OBJECTIVE:
Can you output the material exactly as written, minus any pictures it holds?

DATASET EXTRACT:
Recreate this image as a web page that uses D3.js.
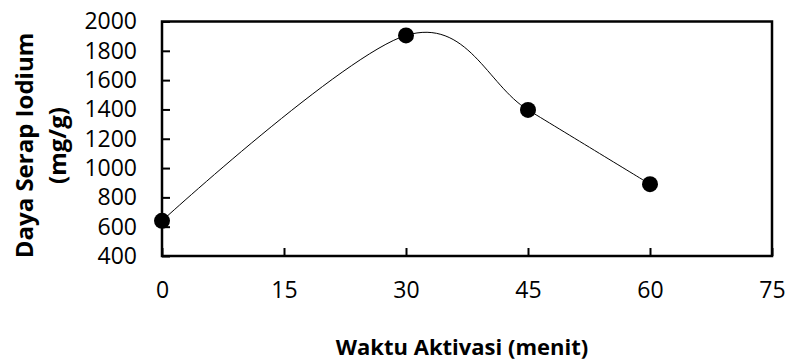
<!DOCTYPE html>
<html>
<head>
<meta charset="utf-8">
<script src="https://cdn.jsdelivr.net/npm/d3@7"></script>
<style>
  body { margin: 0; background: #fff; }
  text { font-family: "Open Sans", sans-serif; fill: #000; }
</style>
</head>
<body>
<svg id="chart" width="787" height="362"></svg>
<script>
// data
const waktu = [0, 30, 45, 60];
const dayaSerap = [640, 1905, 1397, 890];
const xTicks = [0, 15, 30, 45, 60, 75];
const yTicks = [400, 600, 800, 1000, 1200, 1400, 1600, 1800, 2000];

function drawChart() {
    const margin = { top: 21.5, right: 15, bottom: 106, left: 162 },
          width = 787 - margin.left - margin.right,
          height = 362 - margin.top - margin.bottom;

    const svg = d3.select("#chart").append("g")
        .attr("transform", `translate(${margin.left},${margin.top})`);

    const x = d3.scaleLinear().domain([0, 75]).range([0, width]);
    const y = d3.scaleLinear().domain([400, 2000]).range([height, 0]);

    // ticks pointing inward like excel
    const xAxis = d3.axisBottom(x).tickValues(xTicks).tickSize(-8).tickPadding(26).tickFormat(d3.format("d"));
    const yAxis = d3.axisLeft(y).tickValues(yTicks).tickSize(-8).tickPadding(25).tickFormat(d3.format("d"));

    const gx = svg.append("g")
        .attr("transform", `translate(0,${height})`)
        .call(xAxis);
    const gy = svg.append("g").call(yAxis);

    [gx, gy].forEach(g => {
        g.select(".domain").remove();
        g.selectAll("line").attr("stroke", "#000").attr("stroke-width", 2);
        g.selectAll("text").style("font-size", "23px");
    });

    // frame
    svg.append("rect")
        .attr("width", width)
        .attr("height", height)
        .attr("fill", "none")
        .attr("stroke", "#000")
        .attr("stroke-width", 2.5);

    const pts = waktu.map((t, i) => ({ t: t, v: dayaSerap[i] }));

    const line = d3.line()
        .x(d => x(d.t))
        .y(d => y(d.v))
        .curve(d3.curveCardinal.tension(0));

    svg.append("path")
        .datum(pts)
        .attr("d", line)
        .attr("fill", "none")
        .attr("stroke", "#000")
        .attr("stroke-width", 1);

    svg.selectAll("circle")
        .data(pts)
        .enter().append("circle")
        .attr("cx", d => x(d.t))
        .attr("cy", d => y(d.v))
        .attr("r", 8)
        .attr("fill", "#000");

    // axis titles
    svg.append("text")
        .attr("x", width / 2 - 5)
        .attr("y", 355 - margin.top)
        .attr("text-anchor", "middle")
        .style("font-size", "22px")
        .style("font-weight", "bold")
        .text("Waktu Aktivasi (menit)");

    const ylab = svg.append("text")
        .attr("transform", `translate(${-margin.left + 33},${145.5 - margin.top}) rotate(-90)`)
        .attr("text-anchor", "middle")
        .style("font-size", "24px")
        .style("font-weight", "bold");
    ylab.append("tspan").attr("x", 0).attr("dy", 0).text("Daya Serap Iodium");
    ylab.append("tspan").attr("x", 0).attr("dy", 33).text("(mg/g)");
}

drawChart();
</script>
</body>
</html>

ANSWER TO THIS EXERCISE:
Recreate this image as a web page that uses D3.js.
<!DOCTYPE html>
<html>
<head>
<meta charset="utf-8">
<script src="https://cdn.jsdelivr.net/npm/d3@7"></script>
<style>
  body { margin: 0; background: #fff; }
  text { font-family: "Open Sans", sans-serif; fill: #000; }
</style>
</head>
<body>
<svg id="chart" width="787" height="362"></svg>
<script>
// data
const waktu = [0, 30, 45, 60];
const dayaSerap = [640, 1905, 1397, 890];
const xTicks = [0, 15, 30, 45, 60, 75];
const yTicks = [400, 600, 800, 1000, 1200, 1400, 1600, 1800, 2000];

function drawChart() {
    const margin = { top: 21.5, right: 15, bottom: 106, left: 162 },
          width = 787 - margin.left - margin.right,
          height = 362 - margin.top - margin.bottom;

    const svg = d3.select("#chart").append("g")
        .attr("transform", `translate(${margin.left},${margin.top})`);

    const x = d3.scaleLinear().domain([0, 75]).range([0, width]);
    const y = d3.scaleLinear().domain([400, 2000]).range([height, 0]);

    // ticks pointing inward like excel
    const xAxis = d3.axisBottom(x).tickValues(xTicks).tickSize(-8).tickPadding(26).tickFormat(d3.format("d"));
    const yAxis = d3.axisLeft(y).tickValues(yTicks).tickSize(-8).tickPadding(25).tickFormat(d3.format("d"));

    const gx = svg.append("g")
        .attr("transform", `translate(0,${height})`)
        .call(xAxis);
    const gy = svg.append("g").call(yAxis);

    [gx, gy].forEach(g => {
        g.select(".domain").remove();
        g.selectAll("line").attr("stroke", "#000").attr("stroke-width", 2);
        g.selectAll("text").style("font-size", "23px");
    });

    // frame
    svg.append("rect")
        .attr("width", width)
        .attr("height", height)
        .attr("fill", "none")
        .attr("stroke", "#000")
        .attr("stroke-width", 2.5);

    const pts = waktu.map((t, i) => ({ t: t, v: dayaSerap[i] }));

    const line = d3.line()
        .x(d => x(d.t))
        .y(d => y(d.v))
        .curve(d3.curveCardinal.tension(0));

    svg.append("path")
        .datum(pts)
        .attr("d", line)
        .attr("fill", "none")
        .attr("stroke", "#000")
        .attr("stroke-width", 1);

    svg.selectAll("circle")
        .data(pts)
        .enter().append("circle")
        .attr("cx", d => x(d.t))
        .attr("cy", d => y(d.v))
        .attr("r", 8)
        .attr("fill", "#000");

    // axis titles
    svg.append("text")
        .attr("x", width / 2 - 5)
        .attr("y", 355 - margin.top)
        .attr("text-anchor", "middle")
        .style("font-size", "22px")
        .style("font-weight", "bold")
        .text("Waktu Aktivasi (menit)");

    const ylab = svg.append("text")
        .attr("transform", `translate(${-margin.left + 33},${145.5 - margin.top}) rotate(-90)`)
        .attr("text-anchor", "middle")
        .style("font-size", "24px")
        .style("font-weight", "bold");
    ylab.append("tspan").attr("x", 0).attr("dy", 0).text("Daya Serap Iodium");
    ylab.append("tspan").attr("x", 0).attr("dy", 33).text("(mg/g)");
}

drawChart();
</script>
</body>
</html>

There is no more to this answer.